SOURCE DATA |
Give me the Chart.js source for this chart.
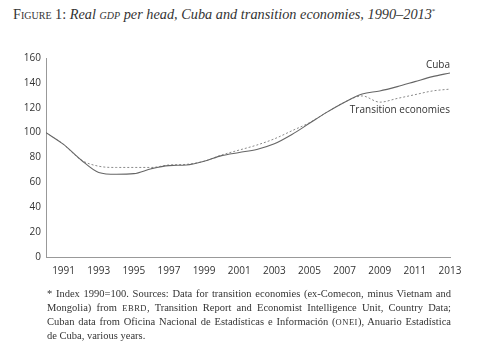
<!DOCTYPE html>
<html><head><meta charset="utf-8">
<script src="https://cdn.jsdelivr.net/npm/chart.js@4"></script>
<style>
html,body{margin:0;padding:0;background:#fff;width:477px;height:364px;overflow:hidden}
#title{position:absolute;left:13px;top:6px;font-family:"Liberation Serif","DejaVu Serif",serif;font-size:14.3px;color:#333;white-space:nowrap}
#wrap{position:absolute;left:0;top:0;width:477px;height:290px}
#note{position:absolute;left:47px;top:287px;width:404px;font-family:"Liberation Serif","DejaVu Serif",serif;font-size:10.5px;line-height:14px;color:#333}
#note div{text-align:justify;text-align-last:justify;white-space:nowrap}
#note div.last{text-align-last:left}
.sc{font-size:8.5px;letter-spacing:0.5px}
</style></head><body>
<div id="title"><span style="font-variant:small-caps">Figure 1:</span> <i>Real <span style="font-variant:small-caps">gdp</span> per head, Cuba and transition economies, 1990–2013</i><sup style="font-size:7px">*</sup></div>
<div id="wrap"><canvas id="c" width="477" height="290"></canvas></div>
<div id="note"><div>* Index 1990=100. Sources: Data for transition economies (ex-Comecon, minus Vietnam and</div><div>Mongolia) from <span class="sc">EBRD</span>, Transition Report and Economist Intelligence Unit, Country Data;</div><div>Cuban data from Oficina Nacional de Estadísticas e Información (<span class="sc">ONEI</span>), Anuario Estadística</div><div class="last">de Cuba, various years.</div></div>
<script>
const years = [1990,1991,1992,1993,1994,1995,1996,1997,1998,1999,2000,2001,2002,2003,2004,2005,2006,2007,2008,2009,2010,2011,2012,2013];
const cuba = [100,90.5,78,68,66.5,67,71,73.5,74,77,81.5,84,86.5,91,98.5,107.5,116.5,124.5,131,133.5,137,141,145,148];
const transition = [100,90.5,78,73,72,72,72,74,74.5,77,82,86,90,95,101.5,108,116.5,124.5,129.5,124.5,127.5,130.5,133.5,135];
const xTicks = [1991,1993,1995,1997,1999,2001,2003,2005,2007,2009,2011,2013];
const yTicks = [0,20,40,60,80,100,120,140,160];
const seriesLabels = ["Cuba","Transition economies"];

const labelPlugin = {
  id:'lbl',
  afterDatasetsDraw(chart){
    const ctx = chart.ctx, x = chart.scales.x, y = chart.scales.y;
    ctx.save();
    ctx.font = '10px "Open Sans", "DejaVu Sans", sans-serif';
    ctx.fillStyle = '#333';
    ctx.textAlign = 'right';
    ctx.textBaseline = 'middle';
    ctx.fillText(seriesLabels[0], x.getPixelForValue(2013), y.getPixelForValue(cuba[23]) - 8);
    ctx.fillText(seriesLabels[1], x.getPixelForValue(2013), y.getPixelForValue(118));
    ctx.restore();
  }
};

new Chart(document.getElementById('c'), {
  type:'line',
  data:{
    datasets:[
      {label:seriesLabels[0], data: years.map((yr,i)=>({x:yr,y:cuba[i]})), borderColor:'#666', borderWidth:1.1, pointRadius:0, cubicInterpolationMode:'monotone', fill:false},
      {label:seriesLabels[1], data: years.map((yr,i)=>({x:yr,y:transition[i]})), borderColor:'#8a8a8a', borderWidth:1, borderDash:[2,2], pointRadius:0, cubicInterpolationMode:'monotone', fill:false}
    ]
  },
  options:{
    responsive:false, animation:false,
    layout:{padding:{top:58,right:27,bottom:8,left:0}},
    plugins:{legend:{display:false},tooltip:{enabled:false}},
    scales:{
      x:{type:'linear', min:1990, max:2013,
        afterBuildTicks(s){ s.ticks = xTicks.map(v=>({value:v})); },
        afterFit(s){ s.height = 25; },
        grid:{display:false, drawTicks:false},
        border:{display:true, color:'#999', width:1},
        ticks:{padding:8, color:'#333', font:{family:'"Open Sans", "DejaVu Sans", sans-serif', size:10}, callback:v=>String(v), maxRotation:0, autoSkip:false}
      },
      y:{min:0, max:160,
        afterBuildTicks(s){ s.ticks = yTicks.map(v=>({value:v})); },
        afterFit(s){ s.width = 46; },
        grid:{display:false, drawTicks:false},
        border:{display:true, color:'#999', width:1},
        ticks:{padding:5, color:'#333', font:{family:'"Open Sans", "DejaVu Sans", sans-serif', size:10}}
      }
    }
  },
  plugins:[labelPlugin]
});
</script>
</body></html>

WRITTEN INSTRUCTION | Repeat the material above in full and exactly, omitting the pictures.

ANSWER TO THE EXERCISE |
Give me the Chart.js source for this chart.
<!DOCTYPE html>
<html><head><meta charset="utf-8">
<script src="https://cdn.jsdelivr.net/npm/chart.js@4"></script>
<style>
html,body{margin:0;padding:0;background:#fff;width:477px;height:364px;overflow:hidden}
#title{position:absolute;left:13px;top:6px;font-family:"Liberation Serif","DejaVu Serif",serif;font-size:14.3px;color:#333;white-space:nowrap}
#wrap{position:absolute;left:0;top:0;width:477px;height:290px}
#note{position:absolute;left:47px;top:287px;width:404px;font-family:"Liberation Serif","DejaVu Serif",serif;font-size:10.5px;line-height:14px;color:#333}
#note div{text-align:justify;text-align-last:justify;white-space:nowrap}
#note div.last{text-align-last:left}
.sc{font-size:8.5px;letter-spacing:0.5px}
</style></head><body>
<div id="title"><span style="font-variant:small-caps">Figure 1:</span> <i>Real <span style="font-variant:small-caps">gdp</span> per head, Cuba and transition economies, 1990–2013</i><sup style="font-size:7px">*</sup></div>
<div id="wrap"><canvas id="c" width="477" height="290"></canvas></div>
<div id="note"><div>* Index 1990=100. Sources: Data for transition economies (ex-Comecon, minus Vietnam and</div><div>Mongolia) from <span class="sc">EBRD</span>, Transition Report and Economist Intelligence Unit, Country Data;</div><div>Cuban data from Oficina Nacional de Estadísticas e Información (<span class="sc">ONEI</span>), Anuario Estadística</div><div class="last">de Cuba, various years.</div></div>
<script>
const years = [1990,1991,1992,1993,1994,1995,1996,1997,1998,1999,2000,2001,2002,2003,2004,2005,2006,2007,2008,2009,2010,2011,2012,2013];
const cuba = [100,90.5,78,68,66.5,67,71,73.5,74,77,81.5,84,86.5,91,98.5,107.5,116.5,124.5,131,133.5,137,141,145,148];
const transition = [100,90.5,78,73,72,72,72,74,74.5,77,82,86,90,95,101.5,108,116.5,124.5,129.5,124.5,127.5,130.5,133.5,135];
const xTicks = [1991,1993,1995,1997,1999,2001,2003,2005,2007,2009,2011,2013];
const yTicks = [0,20,40,60,80,100,120,140,160];
const seriesLabels = ["Cuba","Transition economies"];

const labelPlugin = {
  id:'lbl',
  afterDatasetsDraw(chart){
    const ctx = chart.ctx, x = chart.scales.x, y = chart.scales.y;
    ctx.save();
    ctx.font = '10px "Open Sans", "DejaVu Sans", sans-serif';
    ctx.fillStyle = '#333';
    ctx.textAlign = 'right';
    ctx.textBaseline = 'middle';
    ctx.fillText(seriesLabels[0], x.getPixelForValue(2013), y.getPixelForValue(cuba[23]) - 8);
    ctx.fillText(seriesLabels[1], x.getPixelForValue(2013), y.getPixelForValue(118));
    ctx.restore();
  }
};

new Chart(document.getElementById('c'), {
  type:'line',
  data:{
    datasets:[
      {label:seriesLabels[0], data: years.map((yr,i)=>({x:yr,y:cuba[i]})), borderColor:'#666', borderWidth:1.1, pointRadius:0, cubicInterpolationMode:'monotone', fill:false},
      {label:seriesLabels[1], data: years.map((yr,i)=>({x:yr,y:transition[i]})), borderColor:'#8a8a8a', borderWidth:1, borderDash:[2,2], pointRadius:0, cubicInterpolationMode:'monotone', fill:false}
    ]
  },
  options:{
    responsive:false, animation:false,
    layout:{padding:{top:58,right:27,bottom:8,left:0}},
    plugins:{legend:{display:false},tooltip:{enabled:false}},
    scales:{
      x:{type:'linear', min:1990, max:2013,
        afterBuildTicks(s){ s.ticks = xTicks.map(v=>({value:v})); },
        afterFit(s){ s.height = 25; },
        grid:{display:false, drawTicks:false},
        border:{display:true, color:'#999', width:1},
        ticks:{padding:8, color:'#333', font:{family:'"Open Sans", "DejaVu Sans", sans-serif', size:10}, callback:v=>String(v), maxRotation:0, autoSkip:false}
      },
      y:{min:0, max:160,
        afterBuildTicks(s){ s.ticks = yTicks.map(v=>({value:v})); },
        afterFit(s){ s.width = 46; },
        grid:{display:false, drawTicks:false},
        border:{display:true, color:'#999', width:1},
        ticks:{padding:5, color:'#333', font:{family:'"Open Sans", "DejaVu Sans", sans-serif', size:10}}
      }
    }
  },
  plugins:[labelPlugin]
});
</script>
</body></html>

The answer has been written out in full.